Mr Goh said he is optimistic that Genting Singapore will deliver sequential earnings growth for the rest of 2024. This positive outlook is based on an accelerated recovery in foreign visitors and flight frequencies, he said.
He noted that foreign tourist visitation numbers are improving but still hovering below pre-pandemic levels, and that a steady improvement in tourists flying in could also bode well for Genting Singapore.
DBS Bank research analysts Jason Sum and Chee Zheng Feng noted that Genting Singapore operates RWS, one of the largest fully integrated resorts in South-east Asia, holding an enviable position within Singapore, a vibrant tourism hub with a strong domestic market.

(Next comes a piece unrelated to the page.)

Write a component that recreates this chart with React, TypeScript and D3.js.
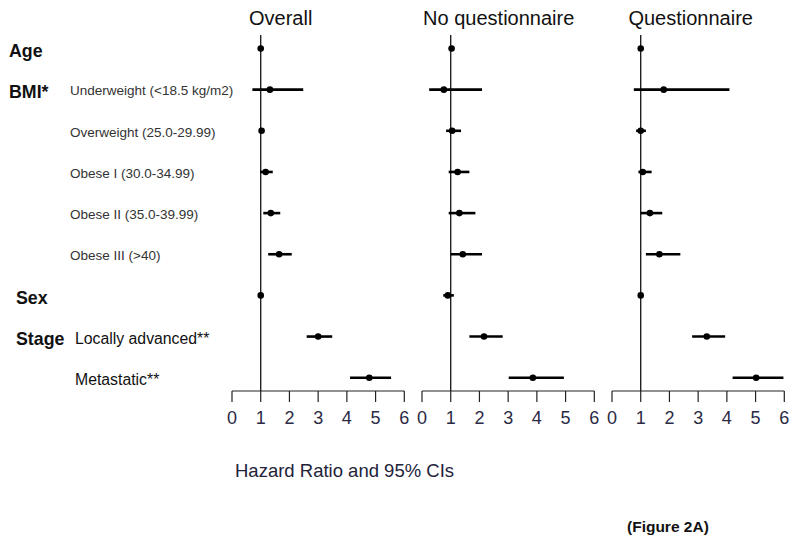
import React, { useRef, useEffect } from "react";
import * as d3 from "d3";

// row labels
const groupLabels = [
  { row: 0, text: "Age", x: 9 },
  { row: 1, text: "BMI*", x: 9 },
  { row: 6, text: "Sex", x: 16 },
  { row: 7, text: "Stage", x: 16 },
];
const subLabels = [
  "",
  "Underweight (<18.5 kg/m2)",
  "Overweight (25.0-29.99)",
  "Obese I  (30.0-34.99)",
  "Obese II (35.0-39.99)",
  "Obese III (>40)",
  "",
  "Locally advanced**",
  "Metastatic**",
];

const panelTitles = ["Overall", "No questionnaire", "Questionnaire"];
const tickValues = [0, 1, 2, 3, 4, 5, 6];

// hazard ratios [estimate, lower, upper] per row
const overall = [
  [1.0, 0.97, 1.03],
  [1.32, 0.71, 2.48],
  [1.03, 0.95, 1.12],
  [1.17, 0.98, 1.42],
  [1.35, 1.09, 1.68],
  [1.64, 1.26, 2.08],
  [1.0, 0.95, 1.05],
  [3.0, 2.6, 3.49],
  [4.78, 4.11, 5.54],
];
const noQuestionnaire = [
  [1.03, 1.0, 1.06],
  [0.76, 0.25, 2.09],
  [1.05, 0.84, 1.36],
  [1.24, 0.93, 1.65],
  [1.3, 0.93, 1.86],
  [1.42, 1.0, 2.09],
  [0.9, 0.74, 1.11],
  [2.16, 1.65, 2.81],
  [3.86, 3.02, 4.94],
];
const questionnaire = [
  [1.0, 0.97, 1.03],
  [1.8, 0.76, 4.09],
  [1.0, 0.84, 1.18],
  [1.07, 0.92, 1.38],
  [1.32, 1.0, 1.75],
  [1.65, 1.18, 2.38],
  [1.0, 0.96, 1.04],
  [3.3, 2.79, 3.94],
  [5.02, 4.2, 5.97],
];

const W = 800;
const H = 543;

const App: React.FC = () => {
  const svgRef = useRef<SVGSVGElement>(null);

  useEffect(() => {
    if (!svgRef.current) return;
    const svg = d3.select(svgRef.current);
    svg.selectAll("*").remove();

    const font = "Arial, 'Liberation Sans', sans-serif";
    const y = d3.scaleLinear().domain([0, 8]).range([48.5, 377.7]);
    const axisY = 391;

    // left labels
    groupLabels.forEach((g) => {
      svg
        .append("text")
        .attr("x", g.x)
        .attr("y", y(g.row) + 2)
        .attr("dy", "0.35em")
        .attr("font-family", font)
        .attr("font-weight", "bold")
        .attr("font-size", 17.8)
        .attr("fill", "#111")
        .text(g.text);
    });
    subLabels.forEach((t, i) => {
      if (!t) return;
      const big = i >= 7;
      svg
        .append("text")
        .attr("x", big ? 75 : 70)
        .attr("y", y(i) + (big ? 2 : 1))
        .attr("dy", "0.35em")
        .attr("font-family", font)
        .attr("font-size", big ? 15.8 : 13.5)
        .attr("fill", big ? "#111" : "#333")
        .text(t);
    });

    const panels = [
      { title: panelTitles[0], data: overall, x0: 232, dx: 20 },
      { title: panelTitles[1], data: noQuestionnaire, x0: 422, dx: 48 },
      { title: panelTitles[2], data: questionnaire, x0: 612, dx: 50 },
    ];

    panels.forEach((p) => {
      const x = d3.scaleLinear().domain([0, 6]).range([p.x0, p.x0 + 172.3]);
      const g = svg.append("g");

      g.append("text")
        .attr("x", x(1) + p.dx)
        .attr("y", 25)
        .attr("text-anchor", "middle")
        .attr("font-family", font)
        .attr("font-size", 20)
        .attr("fill", "#111")
        .text(p.title);

      // reference line at HR = 1
      g.append("line")
        .attr("x1", x(1))
        .attr("x2", x(1))
        .attr("y1", 35)
        .attr("y2", axisY)
        .attr("stroke", "#111")
        .attr("stroke-width", 1.3);

      // axis
      const axis = g.append("g").attr("transform", `translate(0,${axisY})`);
      axis
        .append("line")
        .attr("x1", x(0))
        .attr("x2", x(6))
        .attr("stroke", "#222")
        .attr("stroke-width", 1.2);
      axis
        .selectAll("line.tick")
        .data(tickValues)
        .enter()
        .append("line")
        .attr("class", "tick")
        .attr("x1", (d) => x(d))
        .attr("x2", (d) => x(d))
        .attr("y1", 0)
        .attr("y2", 11)
        .attr("stroke", "#222")
        .attr("stroke-width", 1.2);
      axis
        .selectAll("text")
        .data(tickValues)
        .enter()
        .append("text")
        .attr("x", (d) => x(d))
        .attr("y", 33)
        .attr("text-anchor", "middle")
        .attr("font-family", font)
        .attr("font-size", 18)
        .attr("fill", "#2b2b45")
        .text((d) => d);

      // CIs and estimates
      g.selectAll("line.ci")
        .data(p.data)
        .enter()
        .append("line")
        .attr("class", "ci")
        .attr("x1", (d) => x(d[1]))
        .attr("x2", (d) => x(d[2]))
        .attr("y1", (_, i) => y(i))
        .attr("y2", (_, i) => y(i))
        .attr("stroke", "#000")
        .attr("stroke-width", 2.6);
      g.selectAll("path.pt")
        .data(p.data)
        .enter()
        .append("path")
        .attr("class", "pt")
        .attr("d", d3.symbol().type(d3.symbolCircle).size(34)())
        .attr("transform", (d, i) => `translate(${x(d[0])},${y(i)})`)
        .attr("fill", "#000");
    });

    svg
      .append("text")
      .attr("x", 235)
      .attr("y", 471)
      .attr("dy", "0.35em")
      .attr("font-family", font)
      .attr("font-size", 18.5)
      .attr("fill", "#22223a")
      .text("Hazard Ratio and 95% CIs");

    svg
      .append("text")
      .attr("x", 627)
      .attr("y", 527)
      .attr("dy", "0.35em")
      .attr("font-family", font)
      .attr("font-weight", "bold")
      .attr("font-size", 15.5)
      .attr("fill", "#111")
      .text("(Figure 2A)");
  }, []);

  return (
    <svg
      ref={svgRef}
      width={W}
      height={H}
      style={{ position: "absolute", left: 0, top: 0, background: "#fff" }}
    ></svg>
  );
};

export default App;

“Not only is competition in Singapore relatively less intense compared to other markets due to the duopoly structure in the country, RWS also has better business (higher percentage of non-gaming revenue) and geographical diversification (in terms of source markets),” they said.
Maybank analyst Yin Shao Yang noted that the VIP and mass markets performance in the gaming segment came in weaker than expected, but maintained his call to buy the stock.
“At its current share price, the market is discounting its ‘RWS 2.0’ investments that will increase its appeal and earnings in the long term, in our view,” he said. RWS 2.0 refers to the current phase of development and renovations at Resorts World Singapore.